As to the third argument, the collective agreement does not appear to define or otherwise make clear what an "outlying point" is. The collective agreement, in speaking of locations where work is performed, appears to make frequent distinctions between "main shops" and "running points". Mention is also made of "inspection points" and "road work", and in the temporary assignment article, article 7, reference is made to an "outlying point or shop". Article 58, it may be noted, sets out the Carman's craft special rules. The other craft special rules appear to contain no analogous rules to those set out in articles 58.10 to 58.16, except in the case of the Electricians, where payment provisions somewhat similar to those in question here are set out and which apply, "At points where a special arrangement of hours is mutually agreed upon to meet the requirements of train service, and where only one electrician is employed". Finally, there appear to be at least some examples of "points" having characteristics analogous in material respects to those of Aroostook, and which are recognized to be one man points: such points would seem to be neither more nor less "outlying" than Aroostook.
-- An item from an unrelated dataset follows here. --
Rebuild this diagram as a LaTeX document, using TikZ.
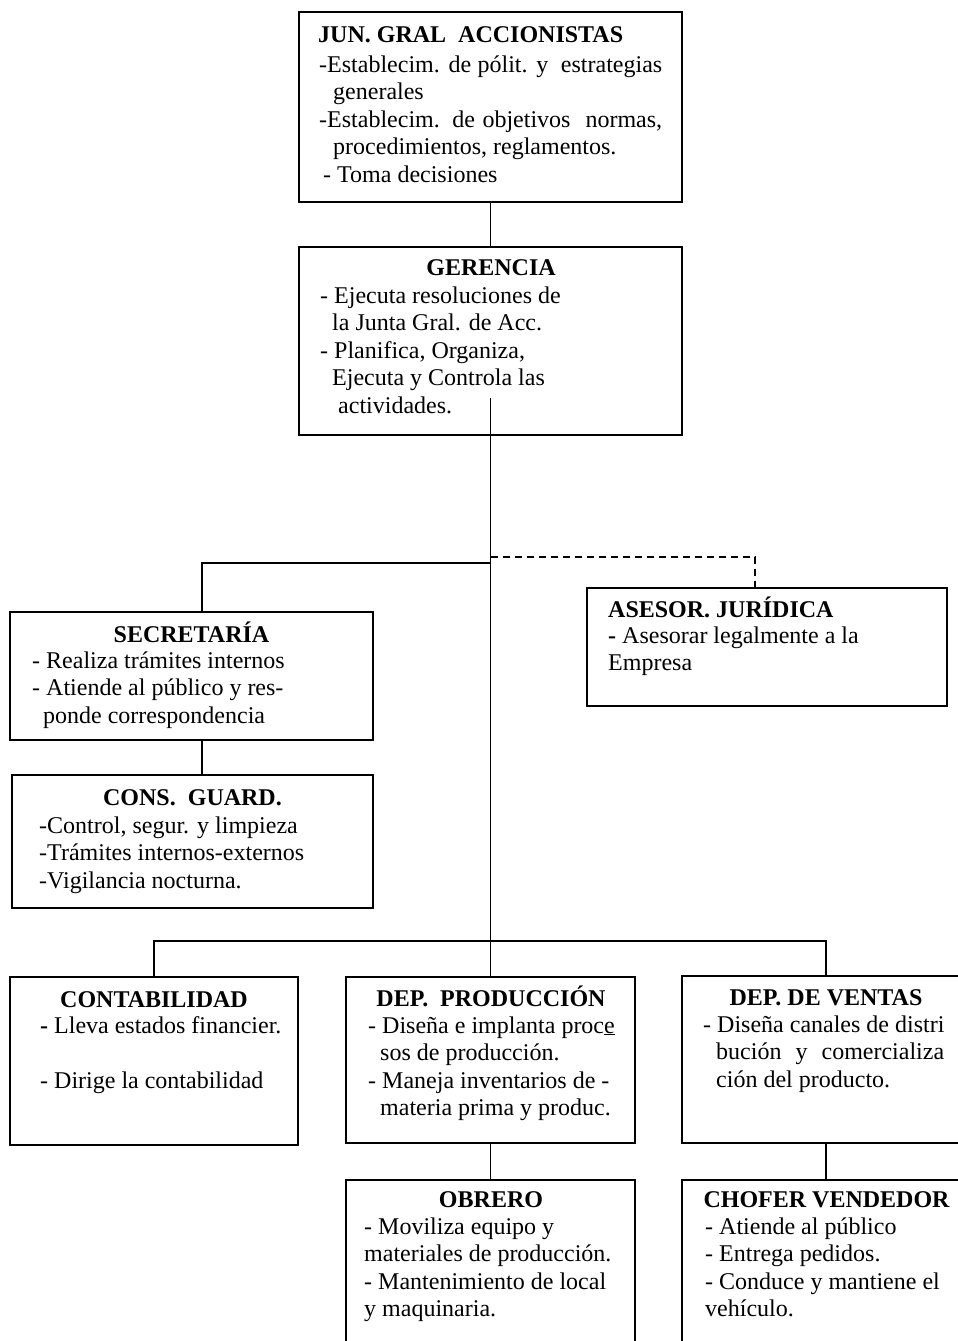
\documentclass[tikz,border=0pt]{standalone}
\usepackage{fontspec}
\setmainfont{Liberation Serif}
\begin{document}
\begin{tikzpicture}[x=1pt,y=-1pt,
  font=\fontsize{24}{27.5}\selectfont,
  box/.style={draw, line width=1.5pt, rectangle, inner sep=0pt, outer sep=0pt, anchor=north west},
  ttl/.style={font=\fontsize{24}{27.5}\selectfont\bfseries, inner sep=0pt, anchor=base},
  ttlw/.style={font=\fontsize{24}{27.5}\selectfont\bfseries, inner sep=0pt, anchor=base west},
  body/.style={inner sep=0pt, anchor=base west},
  conn/.style={line width=1.5pt},
  dashline/.style={line width=1.5pt, dash pattern=on 7pt off 5pt}]
\useasboundingbox (0,0) rectangle (958,1341);
\fill[white] (0,0) rectangle (958,1341);
\clip (0,0) rectangle (958,1341);

% boxes
\node[box, minimum width=383pt, minimum height=190pt] (jun) at (299,12) {};
\node[box, minimum width=383pt, minimum height=188pt] (ger) at (299,247) {};
\node[box, minimum width=363pt, minimum height=128pt] (sec) at (10,612) {};
\node[box, minimum width=361pt, minimum height=133pt] (cons) at (12,775) {};
\node[box, minimum width=360pt, minimum height=118pt] (ase) at (587,588) {};
\node[box, minimum width=288pt, minimum height=168pt] (cont) at (10,977) {};
\node[box, minimum width=289pt, minimum height=166pt] (prod) at (346,977) {};
\node[box, minimum width=288pt, minimum height=167pt] (ven) at (682,976) {};
\node[box, minimum width=289pt, minimum height=200pt] (obr) at (346,1180) {};
\node[box, minimum width=288pt, minimum height=200pt] (cho) at (682,1180) {};

% connectors
\coordinate (gstem) at (490.5,398);
\coordinate (sbar) at (490.5,563);
\coordinate (dbar) at (490.5,557);
\coordinate (bbar) at (490.5,941);
\draw[conn] (jun) -- (ger);
\draw[conn] (gstem) -- (prod.north);
\draw[conn] (sbar) -| ([xshift=10.5pt]sec.north);
\draw[conn] ([xshift=10.5pt]sec.south) -- ([xshift=9.5pt]cons.north);
\draw[dashline] (dbar) -| ([xshift=-12pt,yshift=-4pt]ase.north);
\draw[conn] (cont.north) |- (bbar) -| (ven.north);
\draw[conn] (prod.south) -- (obr.north);
\draw[conn] (ven.south) -- (cho.north);

% texts
\node[ttlw] (junT) at (318,42) {JUN. GRAL\ \ ACCIONISTAS};
\node[body] (junB) at (319,72) {\begin{tabular}[t]{@{}l@{}}
\makebox[343pt][s]{-Establecim. de pólit. y\ \ estrategias}\\
\hspace*{14pt}generales\\
\makebox[343pt][s]{-Establecim. de objetivos\ \ normas,}\\
\hspace*{14pt}procedimientos, reglamentos.\\
\hspace*{4pt}- Toma decisiones
\end{tabular}};

\node[ttl] (gerT) at (491,275) {GERENCIA};
\node[body] (gerB) at (320,303) {\begin{tabular}[t]{@{}l@{}}
- Ejecuta resoluciones de\\
\hspace*{12pt}la Junta Gral. de Acc.\\
- Planifica, Organiza,\\
\hspace*{12pt}Ejecuta y Controla las\\
\hspace*{18pt}actividades.
\end{tabular}};

\node[ttl] (secT) at (191.5,642) {SECRETARÍA};
\node[body] (secB) at (32,668) {\begin{tabular}[t]{@{}l@{}}
- Realiza trámites internos\\
- Atiende al público y res-\\
\hspace*{11pt}ponde correspondencia
\end{tabular}};

\node[ttl] (consT) at (192.5,805) {CONS.\ \ GUARD.};
\node[body] (consB) at (39,833) {\begin{tabular}[t]{@{}l@{}}
-Control, segur. y limpieza\\
-Trámites internos-externos\\
-Vigilancia nocturna.
\end{tabular}};

\node[ttlw] (aseT) at (608,617) {ASESOR. JURÍDICA};
\node[body] (aseB) at (608,643) {\begin{tabular}[t]{@{}l@{}}
\textbf{-} Asesorar legalmente a la\\
Empresa
\end{tabular}};

\node[ttl] (contT) at (154,1007) {CONTABILIDAD};
\node[body] (contB) at (40,1033) {\begin{tabular}[t]{@{}l@{}}
\textbf{-} Lleva estados financier.\\
\\
- Dirige la contabilidad
\end{tabular}};

\node[ttl] (prodT) at (491,1006) {DEP.\ \ PRODUCCIÓN};
\node[body] (prodB) at (368,1033) {\begin{tabular}[t]{@{}l@{}}
- Diseña e implanta proc\underline{e}\\
\hspace*{12pt}sos de producción.\\
- Maneja inventarios de -\\
\hspace*{12pt}materia prima y produc.
\end{tabular}};

\node[ttl] (venT) at (826,1005) {DEP. DE VENTAS};
\node[body] (venB) at (703,1032) {\begin{tabular}[t]{@{}l@{}}
- Diseña canales de distri\\
\hspace*{13pt}\makebox[228pt][s]{bución\ \ y\ \ comercializa}\\
\hspace*{13pt}ción del producto.
\end{tabular}};

\node[ttl] (obrT) at (491,1207) {OBRERO};
\node[body] (obrB) at (364,1234) {\begin{tabular}[t]{@{}l@{}}
- Moviliza equipo y\\
materiales de producción.\\
- Mantenimiento de local\\
y maquinaria.
\end{tabular}};

\node[ttl] (choT) at (826.5,1207) {CHOFER VENDEDOR};
\node[body] (choB) at (705,1234) {\begin{tabular}[t]{@{}l@{}}
- Atiende al público\\
- Entrega pedidos.\\
- Conduce y mantiene el\\
vehículo.
\end{tabular}};
\end{tikzpicture}
\end{document}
Without attempting any precise definition of the term, I would think that it should be read as connoting some degree of contrast with main shops (which, seem to present no problem of definition), and with "running points", a term as to which I am less certain. For the purposes of the instant case, however, I am satisfied that it is appropriate to describe Aroostook as an "outlying point" within the meaning of article 58.10.

It is clear that in other respects the definition set out in article 58.10 applies with respect to Aroostook. It is an outlying point "... where there is only one Carman employed". It follows that Aroostook is a one man point. The application of the following provisions articles 58.11 to 58.16 to the instant case follows from that finding.

For the foregoing reasons it is my conclusion that the grievance must be allowed. Mr. Little is entitled to compensation in, respect of the period from and after June 3, 1980, when the grievance was put forward by the union.

DATED AT TORONTO, this 17th day of March, 1981.